Yep, in discovery of the poaching case it emerged that Musero was among a series of CAA scribe clients (who remain unknown due to sealed documents & redactions) put on underperforming” and the “cutting” lists back in 2016.
CAA may term the focus on the lists as “desperation,” but Judge Bessigner was pretty clear he believed their there’s-no-there argument was not going anywhere with him – and that the case out be heading to trial in LASC on October 27. “At the oral argument, Defendants pressed the point that Plaintiff’s assertions lack evidentiary support and are primarily counsel’s unsupported arguments, Judge Bessinger noted in the footnotes of his ruling from last week. “The court is not convinced.
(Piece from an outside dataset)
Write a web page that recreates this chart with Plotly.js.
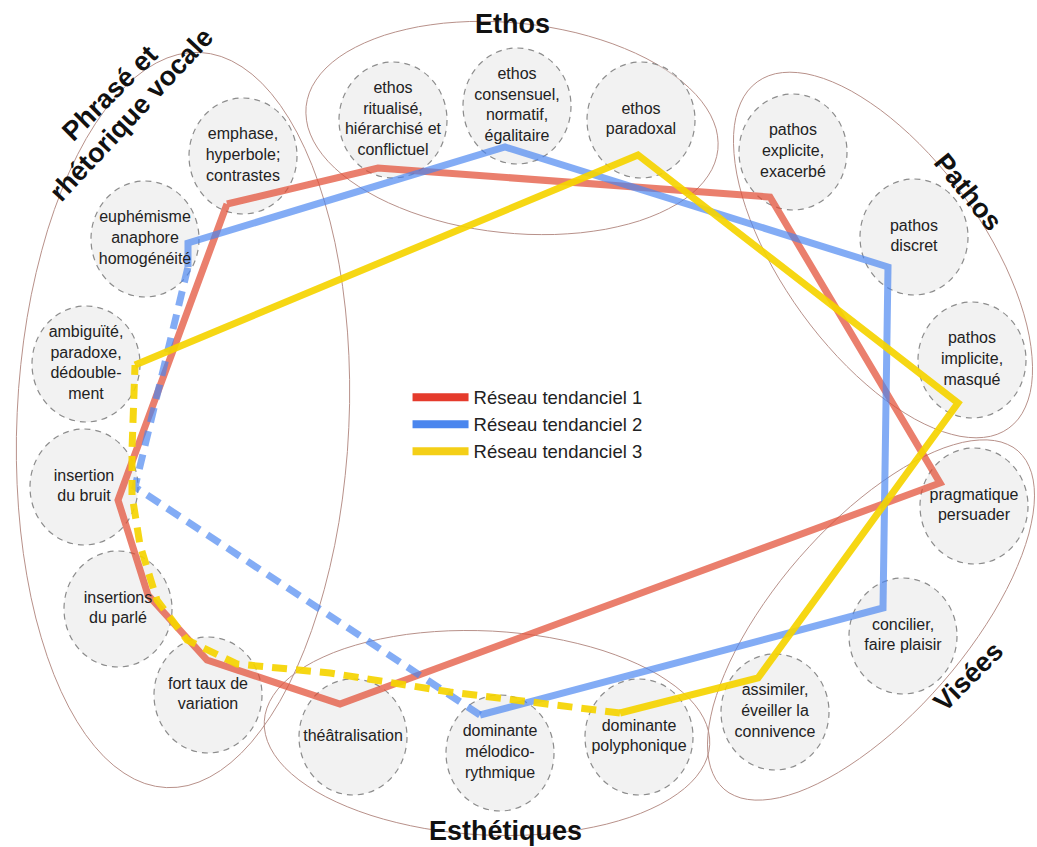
<!DOCTYPE html>
<html>
<head>
<meta charset="utf-8">
<script src="https://cdn.plot.ly/plotly-3.0.1.min.js"></script>
<style>
  html, body { margin: 0; padding: 0; background: #ffffff; }
  #chart { width: 1037px; height: 847px; }
</style>
</head>
<body>
<div id="chart"></div>
<script>
// --- nodes (the dashed blobs) ---
var nodeLabels = [
    'emphase,<br>hyperbole;<br>contrastes',
    'euphémisme<br>anaphore<br>homogénéité',
    'ambiguïté,<br>paradoxe,<br>dédouble-<br>ment',
    'insertion<br>du bruit',
    'insertions<br>du parlé',
    'fort taux de<br>variation',
    'théâtralisation',
    'dominante<br>mélodico-<br>rythmique',
    'dominante<br>polyphonique',
    'assimiler,<br>éveiller la<br>connivence',
    'concilier,<br>faire plaisir',
    'pragmatique<br>persuader',
    'pathos<br>implicite,<br>masqué',
    'pathos<br>discret',
    'pathos<br>explicite,<br>exacerbé',
    'ethos<br>paradoxal',
    'ethos<br>consensuel,<br>normatif,<br>égalitaire',
    'ethos<br>ritualisé,<br>hiérarchisé et<br>conflictuel'
];
var nodeX = [243, 145, 86, 84, 118, 208, 353, 500, 639, 775, 903, 974, 972, 914, 793, 641, 517, 393];
var nodeY = [156, 239, 364, 487, 609, 695, 737, 753, 737, 712, 636, 506, 360, 237, 152, 120, 106, 120];

// --- groups (thin ellipses) ---
var groupCx   = [183, 512, 883, 871, 487];
var groupCy   = [420, 128, 255, 620, 733];
var groupRx   = [166, 207, 214, 224, 223];
var groupRy   = [368, 105, 100, 95, 102];
var groupTilt = [2.6, 6, 54, -49, 3];

var titleText  = ['Phrasé et', 'rhétorique vocale', 'Ethos', 'Pathos', 'Visées', 'Esthétiques'];
var titleX     = [110, 131, 512, 968, 968, 505];
var titleY     = [93, 115, 24, 192, 677, 831];
var titleAngle = [-45, -47, 0, 51, -45, 0];

// --- networks ---
var seriesNames = ['Réseau tendanciel 1', 'Réseau tendanciel 2', 'Réseau tendanciel 3'];

var net1X = [227, 378, 770, 940, 340, 207, 148, 118, 227];
var net1Y = [204, 168, 197, 483, 704, 660, 595, 500, 204];

var net2SolidX = [188, 188, 505, 888, 883, 480];
var net2SolidY = [267, 243, 147, 267, 608, 715];
var net2DashX  = [480, 135, 188];
var net2DashY  = [715, 487, 267];

var net3SolidX = [135, 638, 958, 758, 620];
var net3SolidY = [365, 155, 403, 678, 713];
var net3DashX  = [620, 450, 330, 237, 187, 157, 140, 132, 132, 135];
var net3DashY  = [713, 692, 673, 664, 640, 600, 545, 495, 450, 365];

var fontFam = 'Liberation Sans, Arial, sans-serif';
var lineColours = ['rgba(226,78,52,0.72)', 'rgba(72,132,240,0.68)', 'rgba(245,212,0,0.92)'];
var legendColours = ['#e53b2c', '#4a86ee', '#f4cf17'];

function ellipsePath(cx, cy, rx, ry, deg) {
    var t = deg * Math.PI / 180;
    var pts = [];
    for (var i = 0; i <= 96; i++) {
        var a = 2 * Math.PI * i / 96;
        var ex = rx * Math.cos(a), ey = ry * Math.sin(a);
        var px = cx + ex * Math.cos(t) - ey * Math.sin(t);
        var py = cy + ex * Math.sin(t) + ey * Math.cos(t);
        pts.push((i ? 'L' : 'M') + px.toFixed(1) + ',' + py.toFixed(1));
    }
    return pts.join(' ') + ' Z';
}

var shapes = [];
for (var g = 0; g < groupCx.length; g++) {
    shapes.push({
        type: 'path', xref: 'x', yref: 'y', layer: 'below',
        path: ellipsePath(groupCx[g], groupCy[g], groupRx[g], groupRy[g], groupTilt[g]),
        line: {color: '#b8918a', width: 1}
    });
}
for (var n = 0; n < nodeX.length; n++) {
    shapes.push({
        type: 'circle', xref: 'x', yref: 'y', layer: 'below',
        x0: nodeX[n] - 54, x1: nodeX[n] + 54,
        y0: nodeY[n] - 58, y1: nodeY[n] + 58,
        fillcolor: 'rgba(226,226,226,0.45)',
        line: {color: '#8c8c8c', width: 1.2, dash: '6px,5px'}
    });
}

function netTrace(x, y, k, dashed) {
    return {
        x: x, y: y, type: 'scatter', mode: 'lines',
        showlegend: false, hoverinfo: 'skip',
        line: {color: lineColours[k], width: 7, dash: dashed ? '15px,9px' : 'solid'}
    };
}

var data = [
    netTrace(net1X, net1Y, 0, false),
    netTrace(net2SolidX, net2SolidY, 1, false),
    netTrace(net2DashX, net2DashY, 1, true),
    netTrace(net3DashX, net3DashY, 2, true),
    netTrace(net3SolidX, net3SolidY, 2, false)
];

// legend entries only
for (var k = 0; k < seriesNames.length; k++) {
    data.push({
        x: [null], y: [null], type: 'scatter', mode: 'lines',
        name: seriesNames[k], showlegend: true, hoverinfo: 'skip',
        line: {color: legendColours[k], width: 8}
    });
}

data.push({
    x: nodeX, y: nodeY, text: nodeLabels,
    type: 'scatter', mode: 'text', showlegend: false, hoverinfo: 'skip',
    textposition: 'middle center',
    textfont: {family: fontFam, size: 16, color: '#222222'}
});

var annotations = [];
for (var i = 0; i < titleText.length; i++) {
    annotations.push({
        xref: 'x', yref: 'y', x: titleX[i], y: titleY[i],
        text: titleText[i], showarrow: false, textangle: titleAngle[i],
        font: {family: fontFam, size: 27, color: '#111111', weight: 'bold'}
    });
}

var layout = {
    width: 1037, height: 847,
    margin: {l: 0, r: 0, t: 0, b: 0},
    paper_bgcolor: '#ffffff', plot_bgcolor: '#ffffff',
    showlegend: true,
    legend: {
        x: 0.393, y: 0.553, xanchor: 'left', yanchor: 'top',
        bgcolor: 'rgba(0,0,0,0)', itemwidth: 56,
        font: {family: fontFam, size: 18.5, color: '#222222'}
    },
    xaxis: {range: [0, 1037], visible: false, fixedrange: true},
    yaxis: {range: [847, 0], visible: false, fixedrange: true},
    shapes: shapes,
    annotations: annotations,
    hovermode: false
};

Plotly.newPlot('chart', data, layout, {displayModeBar: false, staticPlot: true});
</script>
</body>
</html>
Plaintiff’s facts are self-evident and undisputed. He-was placed on the Lists.”
In the body of the ruling, the Judge also stated: “Here, Defendants fail to demonstrate as a matter of law that a talent agent does not owe his or her client a fiduciary duty.”
Bessinger also notes for the record CAA’s point that while Musero was cut loose from the agency in 2017, before that Miller submitted his client for a The Good Fight gig and more. In the uberagency, the POV on the lists, which several present and past CAA writer clients have expressed to me are among their “worst fears” of working with the company, is more that they were created with the more benign motivation to offer encouragement and support to struggling clients. “We’re running a business here,” one agency insider said. “We want our clients to make money so we make money – that’s our entirely talent business model.”
Still, with six words CAA and their Kendall Brill & Kelly LLP outside counsel really didn’t want to hear, the judge added in last week’s release ruling that while it is true Miller may have had nothing to do with the now increasingly infamous lists, “Plaintiff raises triable issues of fact.”
Whether Musero can cite examples of work he was denied, prevented from going for or more in damages at said trial is a whole other matter.
With more filings from both sides coming ASAP, it looks like Musero’s team are going to try again to get the ruling and the case exhibits unsealed, I hear. If that happens (read: unlikely, but you never know with judges) then there are going to be some very red cheeks around town on all sides. At the same time, because we are all grown ups and because this may all be posturing on both sides for a settlement, to paraphrase that much beloved line from the Howard Koch and brothers Julius and Philip Epstein penned Casablanca: “I’m shocked, shocked to find that business is going on in here!”